岐阜県には、公益法人の岐阜県交響楽団があり、学校めぐり他、定期公演などでクラシックの普及に努めている。
そしてその他に、県下唯一のプロのオーケストラとして、ウィーン岐阜管弦楽団がある(1991年創立)。経済的にも文化的にも、名古屋の衛星都市化している岐阜の地で、プロのオケを維持してゆく大変さは想像に余りあるものがある。
このオケの姉妹組織にウィーン岐阜合唱団がある(1998年創立)。こちらはアマチュアの合唱団で、老若男女メンバーはいろいろである。
この2つの組織を統括しているのは、作曲家にして指揮者の平光 保氏で、サンクトペテルブルクで国立エルミタージュ管弦楽団を指揮したり、ブタペストのバルトークホールでスタンディングオベーションで迎えられた経歴をもつが、なんといっても氏の功績はこの岐阜の地にクラシックを根付かせるような活動を長年続けてきたことだと思う。
そんなこともあって、彼の指揮するコンサートをこれまで10回近く聴いているが、いちばんの思い出は、十数年前、岐阜交響楽団を率いてベートーヴェンの7番を演奏し、第4楽章のクライマックスにさしかかった折、その飛んだり跳ねたりの指揮ぶりの結果、脚に痙攣を起こし、最後はびっこを引いて演奏を続けたことだろう。

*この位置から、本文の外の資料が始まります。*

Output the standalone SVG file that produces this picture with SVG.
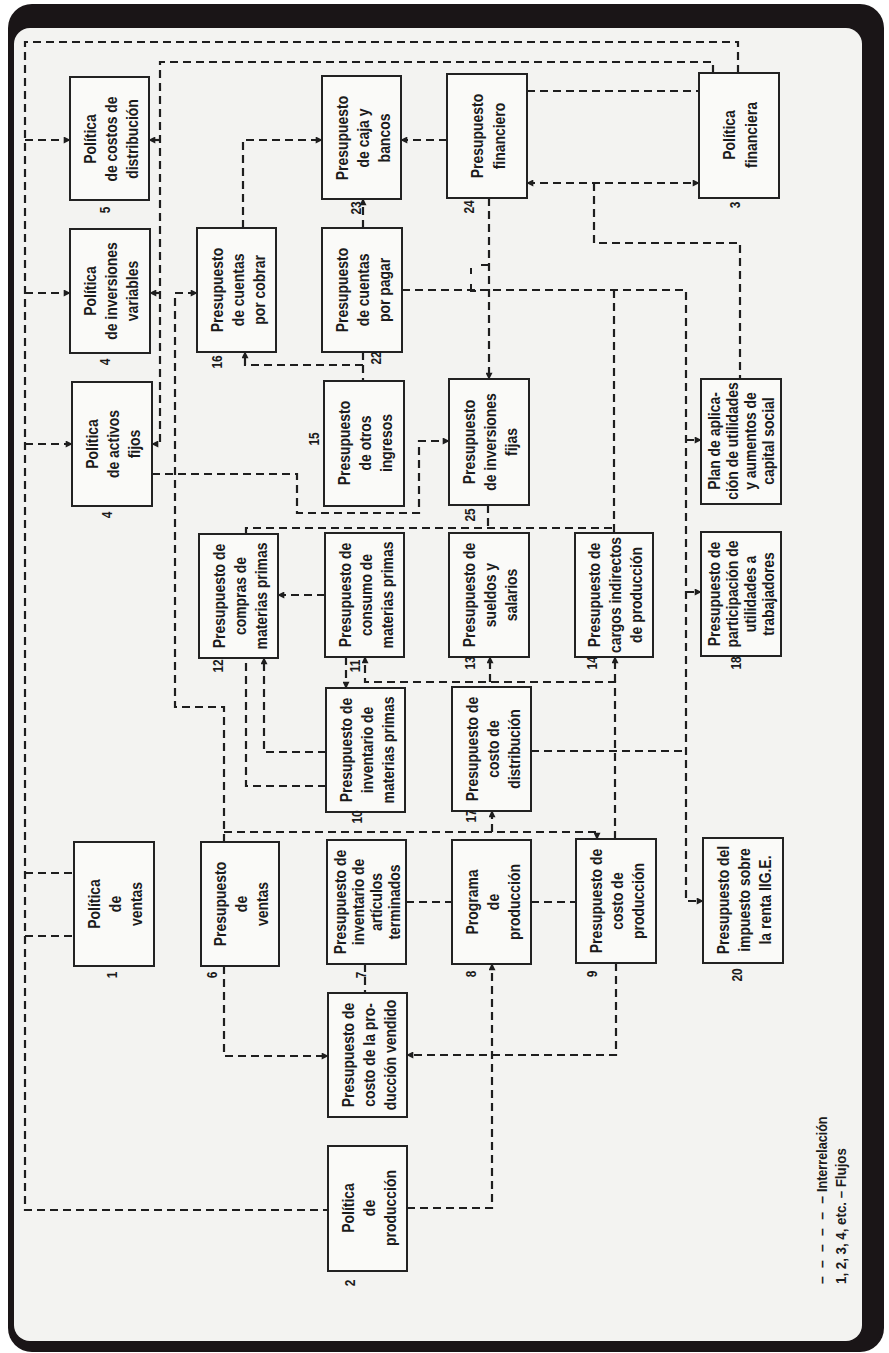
<svg xmlns="http://www.w3.org/2000/svg" width="889" height="1353" viewBox="0 0 889 1353">
<style>
.box{fill:#fafaf8;stroke:#222;stroke-width:2}
.t{font-family:"Liberation Sans",Arial,sans-serif;font-weight:bold;font-size:17px;fill:#1b1b1b;text-anchor:middle}
.n{font-family:"Liberation Sans",Arial,sans-serif;font-weight:bold;font-size:14px;fill:#1b1b1b;text-anchor:middle}
.lg{font-family:"Liberation Sans",Arial,sans-serif;font-weight:bold;font-size:14px;fill:#1b1b1b}
.c{fill:none;stroke:#1e1e1e;stroke-width:2.2;stroke-dasharray:8 5}
.a{marker-end:url(#ah)}
.s{fill:none;stroke:#1e1e1e;stroke-width:2}
</style>
<defs>
<marker id="ah" viewBox="0 0 10 10" refX="9" refY="5" markerWidth="8" markerHeight="7" orient="auto-start-reverse" markerUnits="userSpaceOnUse"><path d="M0,0L10,5L0,10z" fill="#1e1e1e"/></marker>
</defs>
<rect x="8" y="4" width="876" height="1348" rx="24" fill="#1a1517"/>
<rect x="14" y="28" width="848" height="1313" rx="16" fill="#f3f3f1"/>

<g id="connectors">
<path class="c" d="M738,73V42H25V1210H328"/>
<path class="c a" d="M25,140H70"/>
<path class="c a" d="M25,293H70"/>
<path class="c a" d="M25,444H72"/>
<path class="c" d="M25,873H74"/>
<path class="c" d="M25,936H74"/>
<path class="c a" d="M713,73V62H160V444H152"/>
<path class="c a" d="M160,140H149"/>
<path class="c a" d="M160,293H150"/>
<path class="c a" d="M407,1208H492V964"/>
<path class="c a" d="M616,963V1055H407"/>
<path class="c a" d="M224,966V1056H328"/>
<path class="c a" d="M224,842V707H175V293H197"/>
<path class="c a" d="M224,832H597V839"/>
<path class="c a" d="M492,832V811"/>
<path class="c" d="M406,902H452"/>
<path class="c" d="M531,902H576"/>
<path class="c" d="M365,964V993"/>
<path class="c a" d="M326,752H264V658"/>
<path class="c" d="M326,786H246V658"/>
<path class="c a" d="M346,657V688"/>
<path class="c a" d="M615,839V682H365V657"/>
<path class="c a" d="M490,682V657"/>
<path class="c a" d="M615,682V657"/>
<path class="c a" d="M325,595H278"/>
<path class="c a" d="M402,290H686V901H703"/>
<path class="c a" d="M686,440H701"/>
<path class="c a" d="M686,592H701"/>
<path class="c" d="M614,290V533"/>
<path class="c" d="M246,534V528H614"/>
<path class="c" d="M488,505V528"/>
<path class="c a" d="M152,474H297V513H419V441H449"/>
<path class="c a" d="M243,228V140H322"/>
<path class="c a" d="M447,140H401"/>
<path class="c a" d="M363,228V199"/>
<path class="c" d="M363,352V381"/>
<path class="c a" d="M363,365H245V352"/>
<path class="c a" d="M489,198V379"/>
<path class="c a" d="M527,183H699" marker-start="url(#ah)"/>
<path class="c" d="M527,91H699"/>
<path class="c" d="M594,183V243H740V379"/>
<path class="c" d="M531,751H686"/>
<path class="s" d="M471,268V274M471,284V291H476M481,265H489"/>
</g>

<g id="n1"><rect class="box" x="70" y="77" width="79" height="123"/><g transform="translate(110,139) rotate(-90) scale(0.82,1)"><text class="t" y="-14">Política</text><text class="t" y="7">de costos de</text><text class="t" y="28">distribución</text></g><text class="n" transform="translate(105,210) rotate(-90) scale(0.85,1)" y="5">5</text></g>
<g id="n2"><rect class="box" x="70" y="229" width="80" height="124"/><g transform="translate(110,291) rotate(-90) scale(0.82,1)"><text class="t" y="-14">Política</text><text class="t" y="7">de inversiones</text><text class="t" y="28">variables</text></g><text class="n" transform="translate(105,362) rotate(-90) scale(0.85,1)" y="5">4</text></g>
<g id="n3"><rect class="box" x="72" y="382" width="80" height="124"/><g transform="translate(112,444) rotate(-90) scale(0.82,1)"><text class="t" y="-14">Política</text><text class="t" y="7">de activos</text><text class="t" y="28">fijos</text></g><text class="n" transform="translate(107,515) rotate(-90) scale(0.85,1)" y="5">4</text></g>
<g id="n4"><rect class="box" x="74" y="842" width="80" height="124"/><g transform="translate(114,904) rotate(-90) scale(0.82,1)"><text class="t" y="-14">Política</text><text class="t" y="7">de</text><text class="t" y="28">ventas</text></g><text class="n" transform="translate(112,975) rotate(-90) scale(0.85,1)" y="5">1</text></g>
<g id="n5"><rect class="box" x="197" y="228" width="79" height="124"/><g transform="translate(237,290) rotate(-90) scale(0.82,1)"><text class="t" y="-14">Presupuesto</text><text class="t" y="7">de cuentas</text><text class="t" y="28">por cobrar</text></g><text class="n" transform="translate(217,362) rotate(-90) scale(0.85,1)" y="5">16</text></g>
<g id="n6"><rect class="box" x="199" y="534" width="79" height="124"/><g transform="translate(239,596) rotate(-90) scale(0.82,1)"><text class="t" y="-14">Presupuesto de</text><text class="t" y="7">compras de</text><text class="t" y="28">materias primas</text></g><text class="n" transform="translate(218,666) rotate(-90) scale(0.85,1)" y="5">12</text></g>
<g id="n7"><rect class="box" x="201" y="842" width="78" height="124"/><g transform="translate(240,904) rotate(-90) scale(0.82,1)"><text class="t" y="-14">Presupuesto</text><text class="t" y="7">de</text><text class="t" y="28">ventas</text></g><text class="n" transform="translate(212,975) rotate(-90) scale(0.85,1)" y="5">6</text></g>
<g id="n8"><rect class="box" x="322" y="76" width="79" height="123"/><g transform="translate(362,138) rotate(-90) scale(0.82,1)"><text class="t" y="-14">Presupuesto</text><text class="t" y="7">de caja y</text><text class="t" y="28">bancos</text></g><text class="n" transform="translate(356,208) rotate(-90) scale(0.85,1)" y="5">23</text></g>
<g id="n9"><rect class="box" x="322" y="228" width="80" height="124"/><g transform="translate(362,290) rotate(-90) scale(0.82,1)"><text class="t" y="-14">Presupuesto</text><text class="t" y="7">de cuentas</text><text class="t" y="28">por pagar</text></g><text class="n" transform="translate(376,358) rotate(-90) scale(0.85,1)" y="5">22</text></g>
<g id="n10"><rect class="box" x="324" y="381" width="80" height="125"/><g transform="translate(364,443) rotate(-90) scale(0.82,1)"><text class="t" y="-14">Presupuesto</text><text class="t" y="7">de otros</text><text class="t" y="28">ingresos</text></g><text class="n" transform="translate(314,439) rotate(-90) scale(0.85,1)" y="5">15</text></g>
<g id="n11"><rect class="box" x="325" y="533" width="79" height="124"/><g transform="translate(365,595) rotate(-90) scale(0.82,1)"><text class="t" y="-14">Presupuesto de</text><text class="t" y="7">consumo de</text><text class="t" y="28">materias primas</text></g><text class="n" transform="translate(355,666) rotate(-90) scale(0.85,1)" y="5">11</text></g>
<g id="n12"><rect class="box" x="326" y="688" width="79" height="124"/><g transform="translate(366,750) rotate(-90) scale(0.82,1)"><text class="t" y="-14">Presupuesto de</text><text class="t" y="7">inventario de</text><text class="t" y="28">materias primas</text></g><text class="n" transform="translate(357,817) rotate(-90) scale(0.85,1)" y="5">10</text></g>
<g id="n13"><rect class="box" x="327" y="840" width="79" height="124"/><g transform="translate(367,902) rotate(-90) scale(0.82,1)"><text class="t" y="-21">Presupuesto de</text><text class="t" y="-3">inventario de</text><text class="t" y="15">artículos</text><text class="t" y="33">terminados</text></g><text class="n" transform="translate(361,975) rotate(-90) scale(0.85,1)" y="5">7</text></g>
<g id="n14"><rect class="box" x="328" y="993" width="79" height="124"/><g transform="translate(368,1055) rotate(-90) scale(0.82,1)"><text class="t" y="-14">Presupuesto de</text><text class="t" y="7">costo de la pro-</text><text class="t" y="28">ducción vendido</text></g></g>
<g id="n15"><rect class="box" x="328" y="1146" width="79" height="125"/><g transform="translate(368,1208) rotate(-90) scale(0.82,1)"><text class="t" y="-14">Política</text><text class="t" y="7">de</text><text class="t" y="28">producción</text></g><text class="n" transform="translate(350,1283) rotate(-90) scale(0.85,1)" y="5">2</text></g>
<g id="n16"><rect class="box" x="447" y="74" width="80" height="124"/><g transform="translate(487,136) rotate(-90) scale(0.82,1)"><text class="t" y="-4">Presupuesto</text><text class="t" y="18">financiero</text></g><text class="n" transform="translate(469,207) rotate(-90) scale(0.85,1)" y="5">24</text></g>
<g id="n17"><rect class="box" x="449" y="379" width="80" height="126"/><g transform="translate(489,442) rotate(-90) scale(0.82,1)"><text class="t" y="-14">Presupuesto</text><text class="t" y="7">de inversiones</text><text class="t" y="28">fijas</text></g><text class="n" transform="translate(470,515) rotate(-90) scale(0.85,1)" y="5">25</text></g>
<g id="n18"><rect class="box" x="449" y="533" width="80" height="124"/><g transform="translate(489,595) rotate(-90) scale(0.82,1)"><text class="t" y="-14">Presupuesto de</text><text class="t" y="7">sueldos y</text><text class="t" y="28">salarios</text></g><text class="n" transform="translate(470,663) rotate(-90) scale(0.85,1)" y="5">13</text></g>
<g id="n19"><rect class="box" x="452" y="687" width="79" height="124"/><g transform="translate(492,749) rotate(-90) scale(0.82,1)"><text class="t" y="-14">Presupuesto de</text><text class="t" y="7">costo de</text><text class="t" y="28">distribución</text></g><text class="n" transform="translate(471,816) rotate(-90) scale(0.85,1)" y="5">17</text></g>
<g id="n20"><rect class="box" x="452" y="840" width="79" height="124"/><g transform="translate(492,902) rotate(-90) scale(0.82,1)"><text class="t" y="-14">Programa</text><text class="t" y="7">de</text><text class="t" y="28">producción</text></g><text class="n" transform="translate(471,974) rotate(-90) scale(0.85,1)" y="5">8</text></g>
<g id="n21"><rect class="box" x="575" y="533" width="78" height="124"/><g transform="translate(614,595) rotate(-90) scale(0.82,1)"><text class="t" y="-14">Presupuesto de</text><text class="t" y="7">cargos indirectos</text><text class="t" y="28">de producción</text></g><text class="n" transform="translate(592,663) rotate(-90) scale(0.85,1)" y="5">14</text></g>
<g id="n22"><rect class="box" x="576" y="839" width="80" height="124"/><g transform="translate(616,901) rotate(-90) scale(0.82,1)"><text class="t" y="-14">Presupuesto de</text><text class="t" y="7">costo de</text><text class="t" y="28">producción</text></g><text class="n" transform="translate(592,974) rotate(-90) scale(0.85,1)" y="5">9</text></g>
<g id="n23"><rect class="box" x="699" y="73" width="80" height="125"/><g transform="translate(739,135) rotate(-90) scale(0.82,1)"><text class="t" y="-4">Política</text><text class="t" y="18">financiera</text></g><text class="n" transform="translate(735,205) rotate(-90) scale(0.85,1)" y="5">3</text></g>
<g id="n24"><rect class="box" x="701" y="379" width="80" height="125"/><g transform="translate(741,441) rotate(-90) scale(0.82,1)"><text class="t" y="-21">Plan de aplica-</text><text class="t" y="-3">ción de utilidades</text><text class="t" y="15">y aumentos de</text><text class="t" y="33">capital social</text></g></g>
<g id="n25"><rect class="box" x="701" y="532" width="80" height="124"/><g transform="translate(741,594) rotate(-90) scale(0.82,1)"><text class="t" y="-21">Presupuesto de</text><text class="t" y="-3">participación de</text><text class="t" y="15">utilidades a</text><text class="t" y="33">trabajadores</text></g><text class="n" transform="translate(736,663) rotate(-90) scale(0.85,1)" y="5">18</text></g>
<g id="n26"><rect class="box" x="703" y="838" width="80" height="125"/><g transform="translate(743,900) rotate(-90) scale(0.82,1)"><text class="t" y="-14">Presupuesto del</text><text class="t" y="7">impuesto sobre</text><text class="t" y="28">la renta IIG.E.</text></g><text class="n" transform="translate(737,975) rotate(-90) scale(0.85,1)" y="5">20</text></g>

<g id="legend">
<text class="lg" transform="translate(827,1284) rotate(-90)" textLength="88" lengthAdjust="spacing">– – – – – –</text>
<text class="lg" transform="translate(827,1192) rotate(-90) scale(0.9,1)">Interrelación</text>
<text class="lg" transform="translate(846,1284) rotate(-90) scale(0.95,1)">1, 2, 3, 4, etc. – Flujos</text>
</g>
</svg>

彼のこうした音楽魂に、満場の客からは感嘆の拍手が寄せられたのであった。
その彼が、ウィーン岐阜管弦楽団と、ウィーン岐阜合唱団による第九を振るというので、それを今年のコンサートじまいとすることにした。
この取り合わせによる第九は、合唱団員をを飛騨地方や福井県からの参加者も含めて膨らませ、一週間前に「高山千人の第九」を成功させたばかりである。
岐阜での会場は、長良川国際会議場の大ホール「さらさ~ら」で、キャパは1,600人と岐阜県下最大のホールである。
ほぼ満席であった。楽団や合唱団のメンバーが、その縁故をも最大限に利用して集客に涙ぐましい努力をした成果であろう。地方楽団の存続にはそうした努力が欠かせない。そしてまたそれが、クラシックファンの裾野を広めることにもつながる。
プログラムの詳細は述べないが、前半はチャイコフスキーの幻想的序曲「ロメオとジュリエット」に始まり、ラフマニノフのピアノ協奏曲第2番の第一楽章のみ(ピアノ:山口湖苗美)。
後半は、混声合唱が入って、歌劇「ナブッコ」(ヴェルディ)より「行けわが思いを、金色の翼にのって」、佐藤眞「大地讃頌」、そして第九(第四楽章のみ)。
こうした楽章をちょん切ったようなプログラムは、その曲に込めた作曲家の表現全体をじっくり聴こうとする向きにとっては邪道と思われるかもしれない。
しかし、こうした聴き方、聴かせ方にも一理はあるのだ。
ひとつは、地方楽団のコンサートとして、この年末にこそ、そのもてるレパートリーの幅や表現力をすべて羅列した集大成にしたいということはよく分かる。
さらにいうなら、こうしてちょん切られた楽章は、それのみでも十分に鑑賞に耐えられる、あるいは、ちょん切ってでも聴きたい、聴かせたいと力をもっているともいえる。
果たせるかな、ラフマニノフも第九も、前半、後半を締めくくるにふさわしい力演であった。
特筆すべきは、アマチュアからなる合唱団が素晴らしかったことだ。それに参加している人たちの情熱、それを豊かな表現にまとめ上げる平光氏の総括者としての力量を讃えるべきだろう。
演奏後にはブラボーの声が飛び交う熱演ぶりであった。
会場の熱気に火照ったまま外に出る。千数百の聴衆がバス停に殺到するのだから混むのは必定と、そこは諦めて別の路線のバスに乗るべく、長良川河畔に沿って数百mを歩く。
折からの冬至、まさに暮れなぞむ長良橋周辺は鵜飼シーズンの夏とはうって変わって静謐な佇まい。
川面へ映り込む金華山と岐阜城、その水面を滑るかのように静かに下る川船が一艘、そしてシーズン中に活躍した遊覧船などが静かに憩う船溜まり。それらが、第九の最終楽章のアップテンポな部分の合唱とオーバーラップして、遠い日のデジャヴをなぞるような少しばかりの感傷をはらんだ懐かしい気分に満たされる。
そして、心のどこかで思う。これは死ぬ瞬間に思い浮かべてもいい風景だなと。